Collaborative study identifies urgent need to prioritize freshwater biodiversity research
Story Date: 12/17/2021

 

Source: NCSU COLLEGE OF AG & LIFE SCIENCES, 12/10/21



Freshwater biodiversity research and conservation lag far behind the efforts carried out in terrestrial and marine environments, according to researchers from 90 scientific institutions worldwide. In a new publication in Ecology Letters, they propose a research agenda with 15 priorities aimed at improving research on biodiversity in lakes, rivers, ponds and wetlands. This is urgently needed, as biodiversity loss is taking place much faster in inland waters than on land or in the oceans.

“Freshwater ecosystems are inhabited by a diversity of unique organisms and provide valuable services to humans (e.g., clean water),” says Alonso Ramírez, professor of Applied Ecology and co-author of the study. “Our Research Agenda is an effort to highlight information gaps to properly manage and protect these unique ecosystems.”
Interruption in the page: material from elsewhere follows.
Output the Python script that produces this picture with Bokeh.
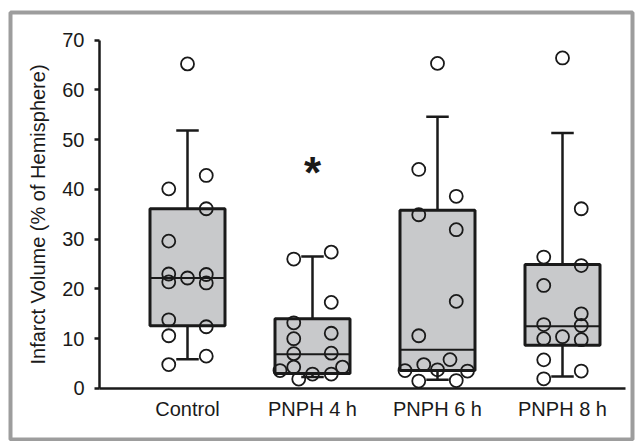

Freshwater animal populations have declined by more than 80 percent
The latest Living Planet Report documents an average decline in populations of 84% – in only the last 50 years – for 3,741 populations studied, representing 944 freshwater vertebrate species. This is the steepest decline in the three major realms of land, oceans and freshwater. “Despite the ongoing, unprecedented decline, international and intergovernmental science-policy platforms, funding agencies and major non-profit initiatives still fail to give freshwater biodiversity the priority it deserves,” Dr. Alain Maasri, lead author of the study who is at the Leibniz Institute of Freshwater Ecology and Inland Fisheries (IGB) and Humboldt University in Berlin, also criticized.